L’article L. 442-6 du Code de commerce dispose qu’une entreprise engage sa responsabilité si elle rompt une relation commerciale établie sans respecter un certain préavis tenant compte de la durée de la relation commerciale. Alors même que la durée du préavis dépend de chaque cas d’espèce et que des critères autres que la durée de la relation peuvent être pris en considération, la jurisprudence montre qu’un préavis d’au minimum six mois est fréquemment requis dès lors que les parties entretenaient des relations depuis plusieurs années.
Cette disposition est apparue dans notre droit en 1996 et l’objectif du législateur était alors de sanctionner les déréférencements abusifs dans la grande distribution. Les nombreuses décisions rendues en la matière ont permis aux tribunaux de progressivement définir les conditions et les modalités d’application de ce texte. Le constat premier qui peut être fait est que son champ d’application est très large et qu’il s’étend bien au-delà de sa cible initiale. Tout type de relation commerciale est concerné qu’elle fasse ou non l’objet d’un contrat écrit. Cette relation commerciale doit seulement être établie, selon la lettre même de l’article L. 442-6, à savoir revêtir un caractère suivi, stable et habituel nous dit la Cour de cassation.
Rapidement s’est posée la question de savoir si ce texte était applicable en cas de changement de cocontractant et notamment dans l’hypothèse d’une cession de fonds de commerce. Le cessionnaire du fonds est-il tenu de poursuivre les différentes relations commerciales qu’entretenait le cédant ? De la même façon, les partenaires du cédant du fonds sont-ils tenus de poursuivre leurs relations avec l’acquéreur du fonds ? Cette question est bien évidemment fondamentale.
La Cour de cassation considère qu’une relation commerciale peut se poursuivre en cas de changement de cocontractant et notamment en cas de cession du fonds de commerce et ce, alors même qu’aucun contrat écrit n’est conclu entre l’acquéreur et l’ancien partenaire du cédant du fonds. Cette poursuite ne saurait toutefois être automatique et c’est ce qu’a jugé la Cour de cassation dans son arrêt du 15 septembre 2015 : la cession du fonds de commerce « n’a pas substitué le cessionnaire au cédant dans les relations contractuelles et commerciales que cette société entretenait avec la société Vivien », en l’espèce une société de transport.
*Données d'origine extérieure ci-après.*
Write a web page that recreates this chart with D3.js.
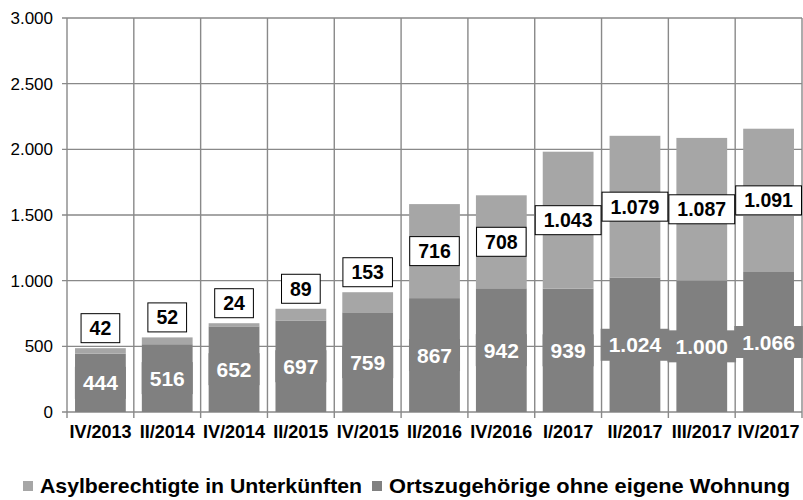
<!DOCTYPE html>
<html>
<head>
<meta charset="utf-8">
<script src="https://cdn.jsdelivr.net/npm/d3@7"></script>
<style>
  body { margin: 0; background: #fff; }
  svg { display: block; font-family: "Liberation Sans", Arial, sans-serif; }
</style>
</head>
<body>
<svg id="chart" width="803" height="500"></svg>
<script>
// data
var quarters = ["IV/2013", "II/2014", "IV/2014", "II/2015", "IV/2015", "II/2016",
                "IV/2016", "I/2017", "II/2017", "III/2017", "IV/2017"];
var ortszugehoerige = [444, 516, 652, 697, 759, 867, 942, 939, 1024, 1000, 1066];
var asylberechtigte = [42, 52, 24, 89, 153, 716, 708, 1043, 1079, 1087, 1091];
var yTicks = [0, 500, 1000, 1500, 2000, 2500, 3000];
var seriesNames = ["Asylberechtigte in Unterkünften", "Ortszugehörige ohne eigene Wohnung"];

var colDark = "#808080", colLight = "#a6a6a6", gridCol = "#898989";

var de = d3.formatLocale({decimal: ",", thousands: ".", grouping: [3], currency: ["", " €"]});
var fmt = de.format(",d");

var svg = d3.select("#chart");
// plot area (note: "top" is reserved on window, so use plot* names)
var plotLeft = 67, plotRight = 802, plotTop = 18, plotBottom = 412;

var x = d3.scaleBand()
    .domain(quarters)
    .range([plotLeft, plotRight])
    .paddingInner(0.24)
    .paddingOuter(0.12);

var y = d3.scaleLinear()
    .domain([0, 3000])
    .range([plotBottom, plotTop]);

var step = x.step();

// horizontal grid
svg.append("g").selectAll("line")
    .data(yTicks)
    .enter().append("line")
    .attr("x1", plotLeft - 5).attr("x2", plotRight)
    .attr("y1", function(d) { return y(d); })
    .attr("y2", function(d) { return y(d); })
    .attr("stroke", gridCol).attr("stroke-width", 1.4);

// vertical grid at category boundaries (with tick below baseline)
var bounds = d3.range(quarters.length + 1);
svg.append("g").selectAll("line")
    .data(bounds)
    .enter().append("line")
    .attr("x1", function(i) { return plotLeft + i * step; })
    .attr("x2", function(i) { return plotLeft + i * step; })
    .attr("y1", plotTop).attr("y2", plotBottom + 6)
    .attr("stroke", gridCol).attr("stroke-width", 1.4);

// y tick labels
svg.append("g").selectAll("text")
    .data(yTicks)
    .enter().append("text")
    .attr("x", 53)
    .attr("y", function(d) { return y(d); })
    .attr("dy", "0.35em")
    .attr("text-anchor", "end")
    .style("font-size", "17px")
    .style("fill", "#000")
    .text(function(d) { return fmt(d); });

// x labels
svg.append("g").selectAll("text")
    .data(quarters)
    .enter().append("text")
    .attr("x", function(d) { return x(d) + x.bandwidth() / 2; })
    .attr("y", 438)
    .attr("text-anchor", "middle")
    .style("font-size", "18px")
    .style("font-weight", "bold")
    .text(function(d) { return d; });

var rows = quarters.map(function(q, i) {
    return {q: q, low: ortszugehoerige[i], high: asylberechtigte[i]};
});

var bars = svg.append("g");
// bottom segment
bars.selectAll("rect.low")
    .data(rows)
    .enter().append("rect")
    .attr("class", "low")
    .attr("x", function(d) { return x(d.q); })
    .attr("width", x.bandwidth())
    .attr("y", function(d) { return y(d.low); })
    .attr("height", function(d) { return y(0) - y(d.low); })
    .style("fill", colDark);
// top segment
bars.selectAll("rect.high")
    .data(rows)
    .enter().append("rect")
    .attr("class", "high")
    .attr("x", function(d) { return x(d.q); })
    .attr("width", x.bandwidth())
    .attr("y", function(d) { return y(d.low + d.high); })
    .attr("height", function(d) { return y(d.low) - y(d.low + d.high); })
    .style("fill", colLight);

// labels with boxes
function addLabel(g, cx, cy, txt, size, fill, stroke, color, padX, h) {
    var t = g.append("text")
        .attr("x", cx).attr("y", cy)
        .attr("dy", "0.36em")
        .attr("text-anchor", "middle")
        .style("font-size", size + "px")
        .style("font-weight", "bold")
        .style("fill", color)
        .text(txt);
    var w = t.node().getComputedTextLength() + padX * 2;
    g.insert("rect", "text")
        .attr("x", cx - w / 2).attr("y", cy - h / 2)
        .attr("width", w).attr("height", h)
        .style("fill", fill)
        .style("stroke", stroke);
}

var labels = svg.append("g");
rows.forEach(function(d) {
    var cx = x(d.q) + x.bandwidth() / 2;
    var g = labels.append("g");
    addLabel(g, cx, (y(0) + y(d.low)) / 2, fmt(d.low), 21, colDark, "none", "#fff", 8, 32);
});
rows.forEach(function(d) {
    var cx = x(d.q) + x.bandwidth() / 2;
    var yTop = y(d.low + d.high), yMid = y(d.low);
    // short segments get their label above the bar
    var cy = (yMid - yTop) < 40 ? yTop - 20 : (yTop + yMid) / 2;
    var g = labels.append("g");
    addLabel(g, cx, cy, fmt(d.high), 19.5, "#fff", "#000", "#000", 8.5, 29);
});

// legend
var legend = svg.append("g");
var legendX = [23, 372];
var legendW = [322, 401];
var legendCols = [colLight, colDark];
seriesNames.forEach(function(name, i) {
    legend.append("rect")
        .attr("x", legendX[i]).attr("y", 481)
        .attr("width", 10).attr("height", 10)
        .style("fill", legendCols[i]);
    legend.append("text")
        .attr("x", legendX[i] + 17).attr("y", 493)
        .attr("textLength", legendW[i])
        .attr("lengthAdjust", "spacingAndGlyphs")
        .style("font-size", "21px")
        .style("font-weight", "bold")
        .text(name);
});
</script>
</body>
</html>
On ne saurait être plus clair.
Si la cession n’entraîne pas nécessairement substitution et donc poursuite de la relation commerciale, une telle poursuite est cependant envisageable en fonction des circonstances. Le deuxième apport de cet arrêt de la Cour de cassation est de juger qu’il ne peut y avoir poursuite de la relation initiale que si l’acquéreur a manifesté l’intention en ce sens. La Cour d’appel de Paris, dont l’arrêt a été confirmé par celui de la Cour de cassation du 15 septembre 2015, avait certes précisé que la manifestation de l’intention pouvait être directe ou indirecte. Ainsi, un écrit n’est pas indispensable. L’attitude de l’acquéreur du fonds peut manifester son intention de poursuivre la relation. Cette manifestation devra cependant être suffisamment manifeste. Dans cette affaire, la cession du fonds avait été précédée d’une mise en location gérance pendant six mois et le locataire gérant avait continué de faire appel aux services de la société de transport de son prédécesseur pendant cette période et au cours des premières semaines faisant suite à la cession du fonds. Et bien la Cour d’appel et la Cour de cassation ont jugé que ces circonstances ne traduisaient pas la volonté de l’acquéreur de poursuivre la relation.
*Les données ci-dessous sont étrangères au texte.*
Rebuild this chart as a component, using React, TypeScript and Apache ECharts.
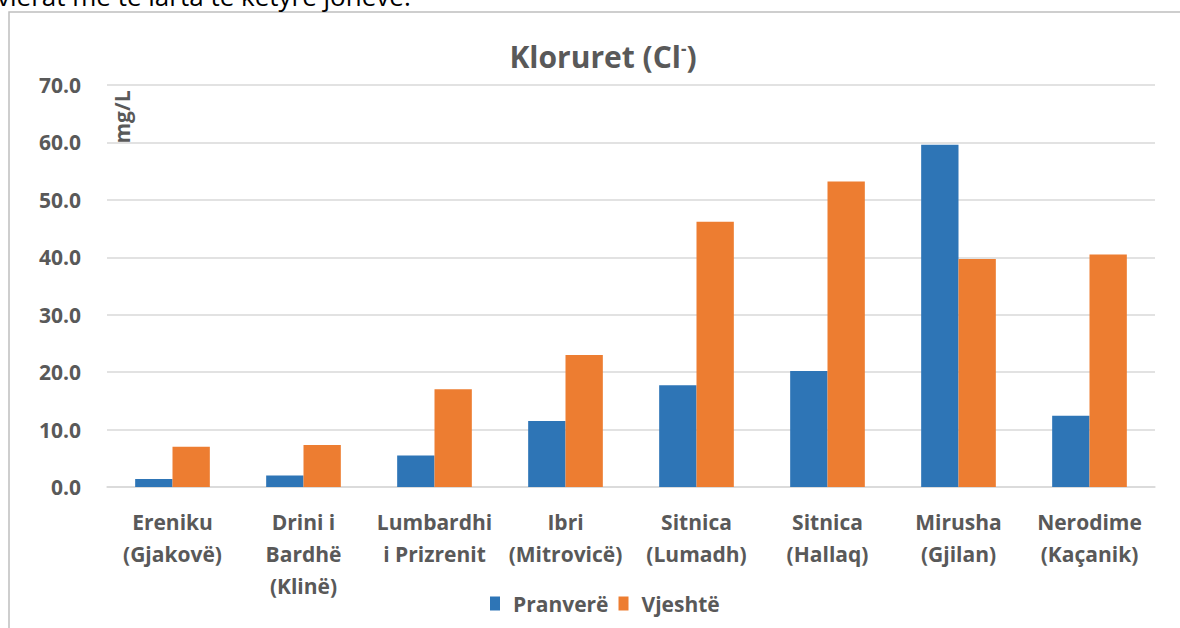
import React, { useEffect, useRef } from "react";
import * as echarts from "echarts";

const categories = [
  "Ereniku\n(Gjakovë)",
  "Drini i\nBardhë\n(Klinë)",
  "Lumbardhi\ni Prizrenit",
  "Ibri\n(Mitrovicë)",
  "Sitnica\n(Lumadh)",
  "Sitnica\n(Hallaq)",
  "Mirusha\n(Gjilan)",
  "Nerodime\n(Kaçanik)",
];
const pranvere = [1.4, 2.0, 5.5, 11.5, 17.7, 20.2, 59.6, 12.4];
const vjeshte = [7.0, 7.3, 17.0, 23.0, 46.2, 53.2, 39.7, 40.5];
const seriesNames = ["Pranverë", "Vjeshtë"];
const titleText = "Kloruret (Cl";
const titleSup = "-";
const unitText = "mg/L";
const topText = "vlerat më të larta të këtyre joneve.";

const FONT = "'Open Sans', 'Noto Sans', sans-serif";
const GREY = "#595959";

export default function App() {
  const ref = useRef<HTMLDivElement>(null);
  useEffect(() => {
    if (!ref.current) return;
    const chart = echarts.init(ref.current, undefined, { renderer: "svg" });
    chart.setOption({
      animation: false,
      backgroundColor: "#ffffff",
      textStyle: { fontFamily: FONT },
      title: {
        text: "{a|" + titleText + "}{s|" + titleSup + "}{a|)}",
        left: 598,
        textAlign: "center",
        top: 35,
        textStyle: {
          rich: {
            a: { fontFamily: FONT, fontSize: 30, fontWeight: "bold", color: GREY },
            s: { fontFamily: FONT, fontSize: 17, fontWeight: "bold", color: GREY, verticalAlign: "top", padding: [0, 0, 15, 0] },
          },
        },
      },
      legend: {
        data: seriesNames,
        left: 485,
        top: 588,
        itemWidth: 10,
        itemHeight: 14,
        itemGap: 10,
        icon: "rect",
        textStyle: { fontFamily: FONT, fontSize: 21, fontWeight: "bold", color: GREY, padding: [0, 0, 0, 8] },
      },
      grid: { left: 107, right: 25, top: 85, bottom: 141, containLabel: false },
      xAxis: {
        type: "category",
        data: categories,
        axisLine: { lineStyle: { color: "#d9d9d9", width: 1.5 } },
        axisTick: { show: false },
        axisLabel: {
          interval: 0,
          margin: 19,
          fontFamily: FONT,
          fontSize: 21,
          fontWeight: "bold",
          color: GREY,
          lineHeight: 32,
        },
      },
      yAxis: {
        type: "value",
        min: 0,
        max: 70,
        interval: 10,
        axisLine: { show: false },
        axisTick: { show: false },
        splitLine: { lineStyle: { color: "#d9d9d9", width: 1.5 } },
        axisLabel: {
          margin: 26,
          fontFamily: FONT,
          fontSize: 21,
          fontWeight: "bold",
          color: GREY,
          formatter: (v: number) => v.toFixed(1),
        },
      },
      series: [
        {
          name: seriesNames[0],
          type: "bar",
          data: pranvere,
          barGap: "0%",
          barCategoryGap: "43%",
          itemStyle: { color: "#2E75B6" },
        },
        {
          name: seriesNames[1],
          type: "bar",
          data: vjeshte,
          itemStyle: { color: "#ED7D31" },
        },
      ],
      graphic: [
        {
          type: "rect",
          z: -10,
          shape: { x: 9, y: 12, width: 1300, height: 800 },
          style: { fill: "none", stroke: "#bfbfbf", lineWidth: 1.5 },
        },
        {
          type: "text",
          x: -3,
          y: -17,
          style: {
            text: topText,
            fontFamily: FONT,
            fontSize: 26,
            fill: "#000000",
          },
        },
        {
          type: "text",
          x: 122,
          y: 117,
          rotation: Math.PI / 2,
          style: {
            text: unitText,
            fontFamily: FONT,
            fontSize: 21,
            fontWeight: "bold",
            fill: GREY,
            align: "center",
            verticalAlign: "middle",
          },
        },
      ],
    });
    return () => chart.dispose();
  }, []);
  return (
    <div
      ref={ref}
      style={{ position: "fixed", left: 0, top: 0, width: 1180, height: 628 }}
    />
  );
}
La conséquence est que le préavis donné à la société de transport en question n’avait pas à être déterminé en considération de la durée de la relation nouée initialement avec le cédant du fonds de commerce. Ainsi, la relation avec l’acquéreur du fonds n’ayant duré qu’à peine plus de six mois, le un préavis de trois mois donné par ce-dernier a été jugé suffisant par les tribunaux. La relation initiale ayant débuté en 1998, il est bien évident qu’il en aurait été différemment si celle-ci avait été prise en compte. Il est probable qu’un préavis de l’ordre d’une année aurait été requis. On rappellera que l’entreprise qui rompt une relation commerciale sans respecter un préavis suffisant est généralement condamnée à des dommages et intérêts calculés sur la base de la marge brute perdue par le partenaire au cours du préavis non effectué.
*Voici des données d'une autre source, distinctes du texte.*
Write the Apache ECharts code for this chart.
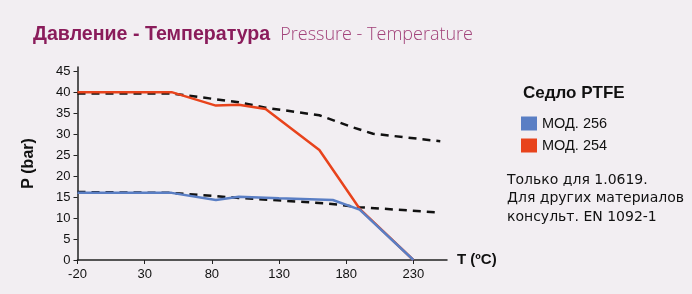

On notera enfin que l’entreprise, telle que la société de transport dans cette affaire, qui voit son partenaire céder son fonds de commerce n’est pas nécessairement sans argument juridique à faire valoir en cas de rupture par l’acquéreur. Toutefois, elle aura peut-être tout intérêt à se tourner vers son cocontractant, cédant du fonds. En effet, celui-ci doit se préoccuper du sort de ses partenaires commerciaux et s’il ne le fait pas c’est lui qui peut engager sa responsabilité en cas de rupture par l’acquéreur.